Utility

CSV Summary Profiler

Instantly profile any CSV with column stats and missing value counts

CSV Summary Profiler

The CSV Summary Profiler generates an instant data profile of any CSV dataset — right in your browser. It counts rows, detects column types, calculates summary statistics for numeric columns (mean, median, min, max, standard deviation), and reports missing value counts. This is exploratory data analysis (EDA) in seconds, with no Python, no R, and no upload required.

How to Use This Tool

  1. Paste your CSV — the first row must be a header row with column names.
  2. Null tokens — customize what counts as a missing value. Defaults are: blank, NA, N/A, null, none, undefined. Add custom tokens separated by commas.
  3. Sample size — optionally limit profiling to the first N rows (useful for very large files). Set to 0 to profile all rows.
  4. Review the profile report: row/column counts, per-column type, count, missing count, and numeric statistics.
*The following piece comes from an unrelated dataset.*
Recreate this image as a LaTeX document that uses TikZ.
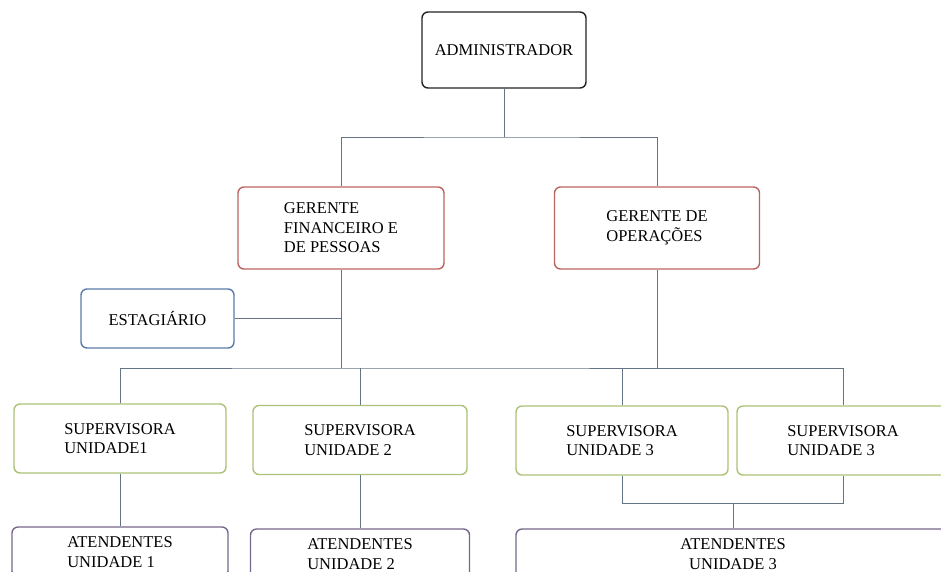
\documentclass[tikz,border=0pt]{standalone}
\usepackage{fontspec}
\setmainfont{Liberation Serif}
\definecolor{admcol}{RGB}{35,35,35}
\definecolor{gercol}{RGB}{188,100,96}
\definecolor{estcol}{RGB}{88,125,168}
\definecolor{supcol}{RGB}{172,194,118}
\definecolor{atecol}{RGB}{118,104,140}
\definecolor{concol}{RGB}{100,116,132}
\begin{document}
\begin{tikzpicture}[x=1pt, y=-1pt,
    box/.style={draw, rounded corners=6pt, line width=1.4pt, fill=white,
                font=\fontsize{16.5}{19.5}\selectfont, inner sep=0pt, align=left},
    conn/.style={draw=concol, line width=0.9pt}]
    \useasboundingbox (0,0) rectangle (941,571);
    \clip (0,0) rectangle (941,571);
    % top level
    \node[box, draw=admcol, minimum width=164, minimum height=76] (admin) at (504,50) {ADMINISTRADOR};
    \node[box, draw=gercol, minimum width=206, minimum height=82] (gf) at (341,228) {GERENTE\\FINANCEIRO E\\DE PESSOAS};
    \node[box, draw=gercol, minimum width=205, minimum height=82] (go) at (657,228) {GERENTE DE\\OPERA\c{C}\~{O}ES};
    \node[box, draw=estcol, minimum width=153, minimum height=59] (est) at (157.5,318.5) {ESTAGI\'{A}RIO};
    % supervisoras
    \node[box, draw=supcol, minimum width=212, minimum height=69] (s1) at (120,438.5) {SUPERVISORA\\UNIDADE1};
    \node[box, draw=supcol, minimum width=214, minimum height=69] (s2) at (360,440) {SUPERVISORA\\UNIDADE 2};
    \node[box, draw=supcol, minimum width=212, minimum height=69] (s3a) at (622,440.5) {SUPERVISORA\\UNIDADE 3};
    \node[box, draw=supcol, minimum width=212, minimum height=69] (s3b) at (843,440.5) {SUPERVISORA\\UNIDADE 3};
    % atendentes
    \node[box, draw=atecol, minimum width=216, minimum height=50] (a1) at (120,552) {ATENDENTES\\UNIDADE 1};
    \node[box, draw=atecol, minimum width=219, minimum height=50] (a2) at (360,554) {ATENDENTES\\UNIDADE 2};
    \node[box, draw=atecol, minimum width=434, minimum height=50, align=center] (a3) at (733,554) {ATENDENTES\\UNIDADE 3};
    % connectors
    \coordinate (topbar) at (504,137);
    \coordinate (midbar) at (341,368);
    \coordinate (lowbar) at (733,503);
    \draw[conn] (admin.south) -- (topbar);
    \draw[conn] (gf.north) |- (topbar) -| (go.north);
    \draw[conn] (gf.south) -- (midbar);
    \draw[conn] (go.south) -- (go.south |- midbar);
    \draw[conn] (est.east) -- (est.east -| midbar);
    \draw[conn] (s1.north) |- (midbar) -| (s3b.north);
    \draw[conn] (s2.north) -- (s2.north |- midbar);
    \draw[conn] (s3a.north) -- (s3a.north |- midbar);
    \draw[conn] (s1.south) -- (a1.north);
    \draw[conn] (s2.south) -- (a2.north);
    \draw[conn] (s3a.south) |- (lowbar) -| (s3b.south);
    \draw[conn] (lowbar) -- (a3.north);
\end{tikzpicture}
\end{document}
What the Profile Report Shows

For each column, the profiler reports:

  • Type — numeric (all values parse as numbers) or text.
  • Count — number of non-missing values.
  • Missing — count of missing values (blank or null tokens).
  • For numeric columns: min, max, mean, median, and standard deviation.
  • For text columns: unique value count and the most frequent value.

Why Profile Your Data First?

Before any analysis or model training, profiling reveals:

  • Columns with high missing rates that need imputation or removal.
  • Unexpected data types (e.g., a numeric column that looks like text due to stray characters).
  • Outliers suggested by extreme min/max values.
  • Duplicate-heavy columns where cardinality is surprisingly low.
  • Scale imbalances between features that require normalization.

Real-World Examples

Before regression modeling: Profile your feature matrix to find missing values, confirm all inputs are numeric, and check for columns where min equals max (zero variance — no predictive information).

Data quality audit: A CSV exported from a legacy system may have inconsistent null representations ("N/A", "—", "?"). Add custom null tokens to catch all of them.

Quick summary report: Share the profiler output in a data team meeting to align on the dataset's structure before deeper analysis.

Frequently Asked Questions

What is a data profile?
A data profile is a statistical summary of a dataset's columns: their types, value counts, missing rates, and distributional statistics (min, max, mean, median, std for numeric columns; top values and cardinality for text columns). It is the recommended first step in any data analysis workflow.
What null tokens are supported by default?
The default null tokens are: empty string, "NA", "N/A", "null", "none", "undefined", and "NaN" (case-insensitive). You can add custom tokens in the null tokens field — useful for values like "?", "-", or "missing".
How does the tool detect numeric vs. text columns?
A column is classified as numeric if every non-null value in it parses as a JavaScript number. If even one non-null value cannot be parsed as a number, the column is classified as text.
What is cardinality in the context of a text column?
Cardinality is the number of distinct unique values in a column. A "country" column with 50 unique values has cardinality 50. High-cardinality text columns (thousands of unique values) may be IDs rather than categories.
Can I use this on large files?
The tool processes data in your browser. For files up to ~10MB (a few hundred thousand rows), it runs in seconds. For larger files, use the sample size limit to profile the first N rows as a representative sample.
Is my data uploaded anywhere?
No. All profiling runs entirely in your browser. Your CSV data is never sent to a server. This makes the tool safe for proprietary or sensitive datasets.
What does a high missing rate indicate?
More than 20–30% missing values in a column often means the column was optional in the data collection process or contains sparsely-populated information. Consider: imputing the missing values, dropping the column, or using a model that handles missing data natively.
Why does mean ≠ median for numeric columns?
When mean and median diverge significantly, the distribution is skewed. A mean much higher than the median indicates a right-skewed distribution (a few very high values pulling the mean up). This is common in revenue, income, and count data.